Parte de la justificación de su rechazo de la “sabiduría” de los adultos estriba en su convicción, reforzada por su experiencia personal, de que los adultos no han resuelto nada, de que, como los dioses de la mitología griega, no han llegado a ninguna síntesis moral. Su padre y su madrastra se sospechan, se insultan y se incriminan mutuamente, con acopio de crisis de nervios. “Es impresionante —comenta Sofocles—, su disposición para la violencia verbal” (25). ¿Qué aprender de ellos, se pregunta y nos pregunta Sofocles? La edad adulta para él no es otra cosa que una impostura moral, un disfraz ético indigno de imitación. Comprendemos ahora por qué se baña tan a menudo. Éticamente, Sofocles no aprende nada de su padre. Sofocles es penosamente consciente de sus relaciones extramaritales. “Me dan ganas de llorar” (26), dice Sofocles después de un episodio de confusión moral con su padre. Un ciego amor filial los une. Entre Sofocles y su madrastra no existe ni siquiera este lazo.

¿Lo literario?
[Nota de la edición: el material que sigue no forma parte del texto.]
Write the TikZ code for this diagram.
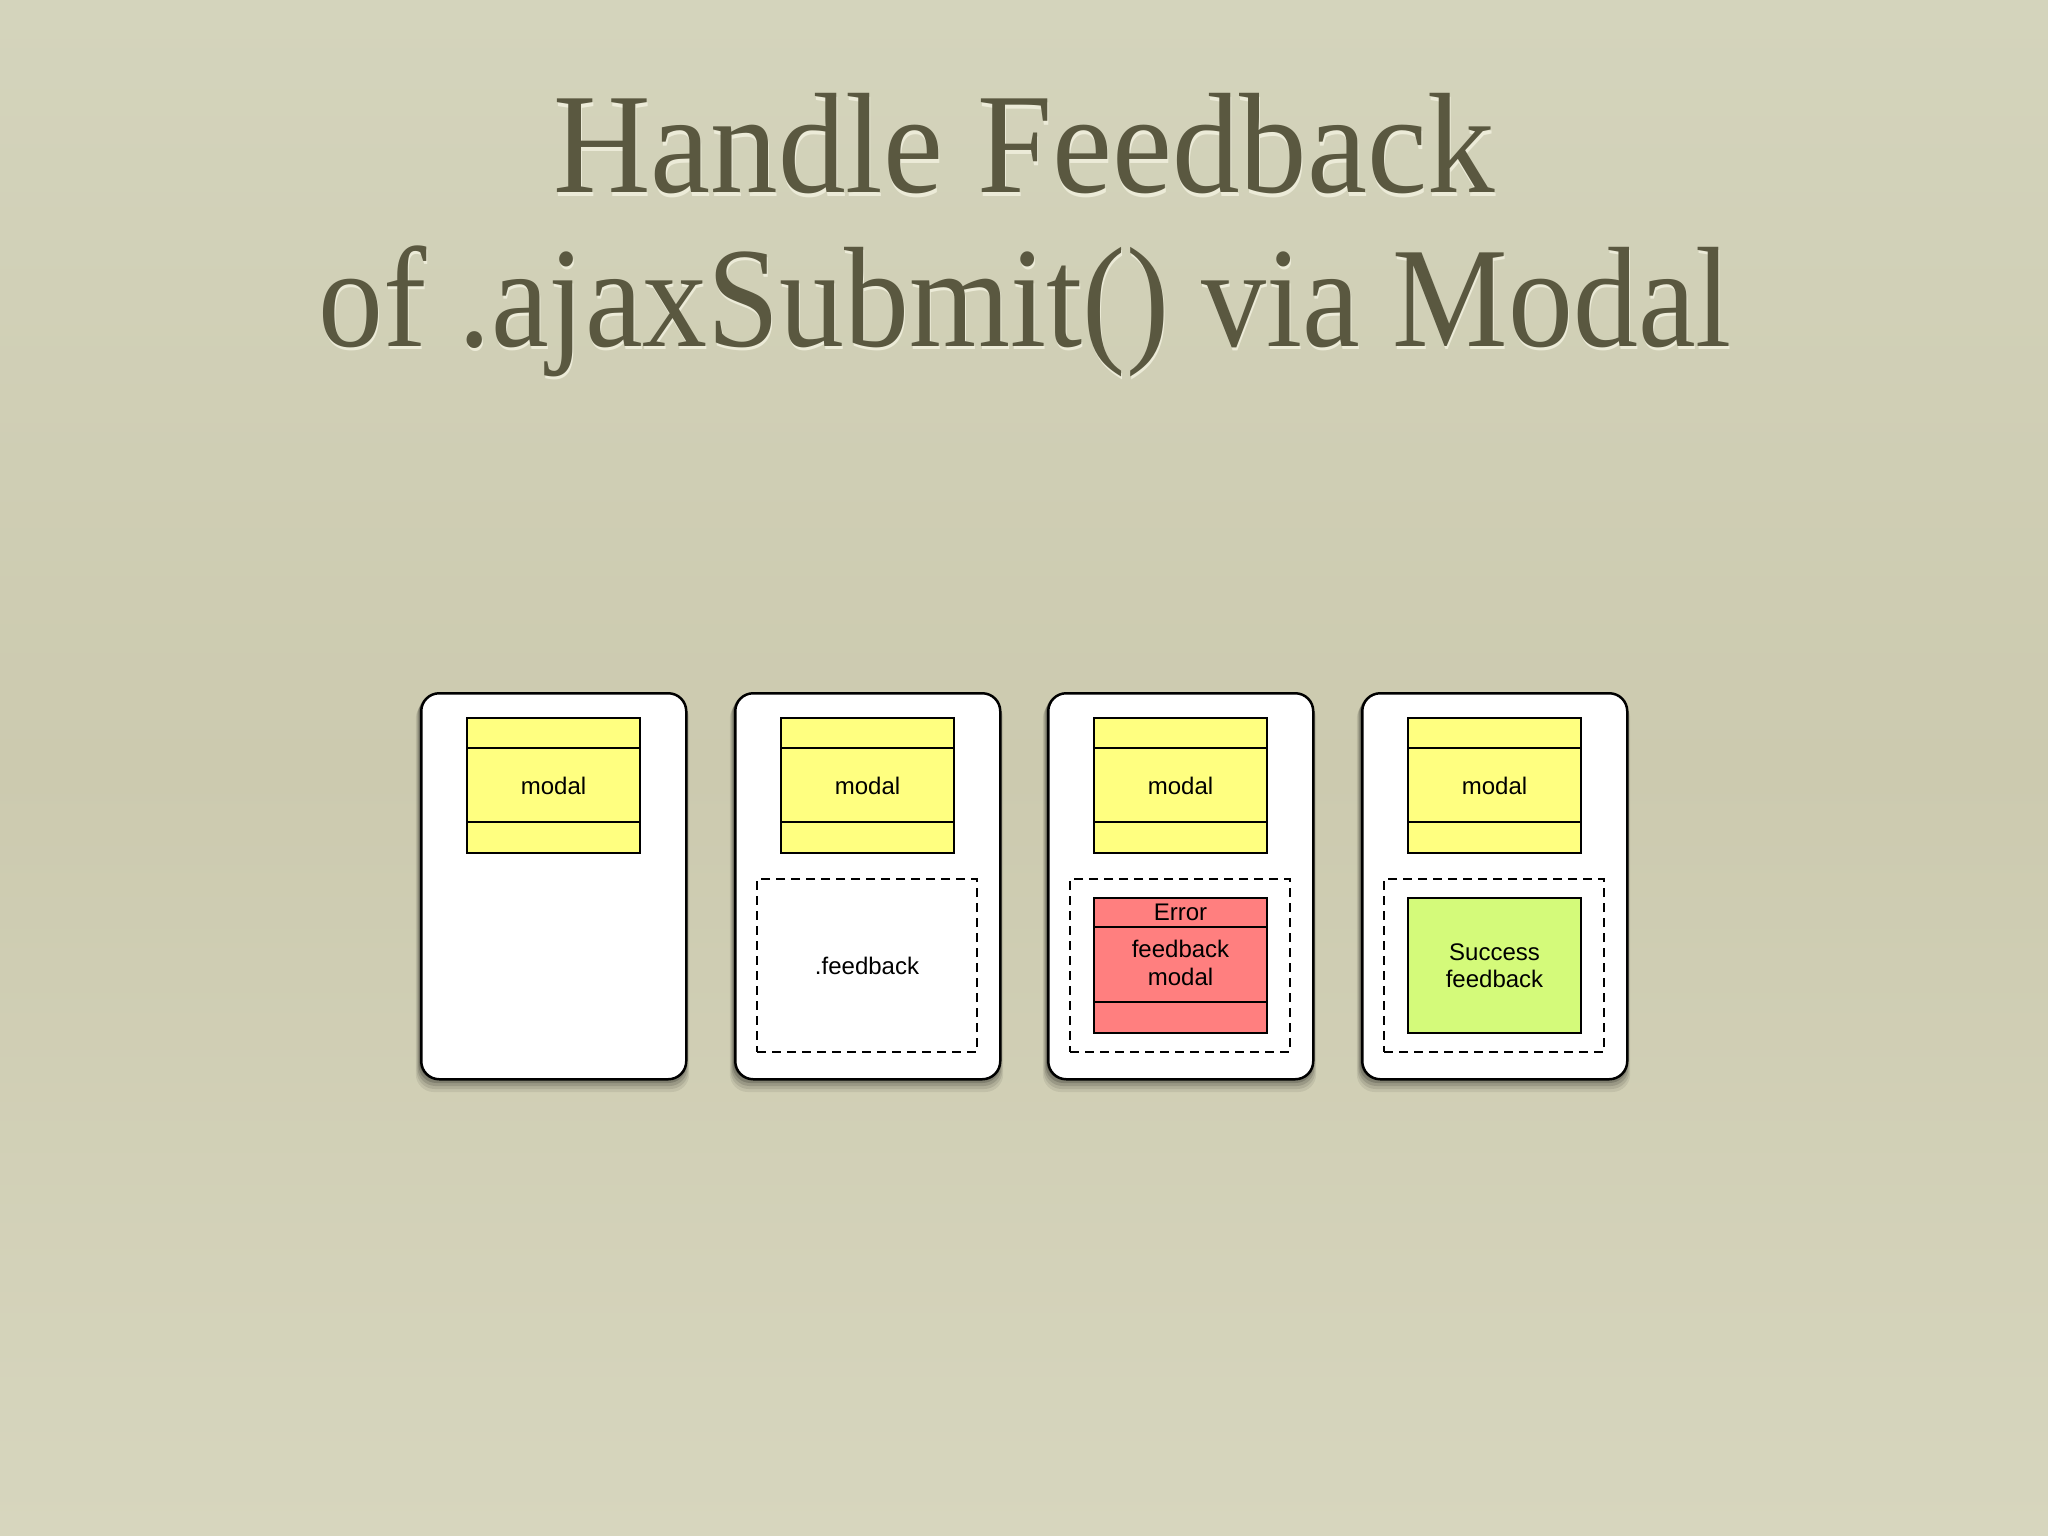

El descenso desordenado de los montañeros del Popocatépetl representa, metafóricamente, el descenso de Sofocles de las engañosas certezas teóricas. Percibimos un eco borgeano, del principio de “El milagro secreto”, y una frase de Cortázar en Rayuela acerca del sistema zen de tirar al arco en esta observación de Sofocles: “A veces me imagino lo literario como un blanco móvil, y el escritor es como un arquero zen que debe escribir con una venda sobre los ojos, que sería como disparar sus flechas en la oscuridad, y de vez en cuando alguien acierta, coinciden escritura y blanco. Pero nadie sabe dónde está el blanco, ni cómo ni con qué hay que disparar” (220). Es, por tenue que sea, una esperanza. La tensión de Sofocles se mantiene más o menos constante, y las insatisfacciones de su vida se reflejan en su diario, en sus novelas ­hipotéticas. La catástrofe y el fragmento —dos formas de discontinuidad, de autenticidad descontextualizada— caracterizan su narrativa. El aforismo complementa esta tendencia, puesto que le permite introducir reflexiones filosóficas sin necesidad de darles coherencia de sistema. “Si a la obra de arte no le falta nada, es que le sobra algo” (163), dice sin contextualizar.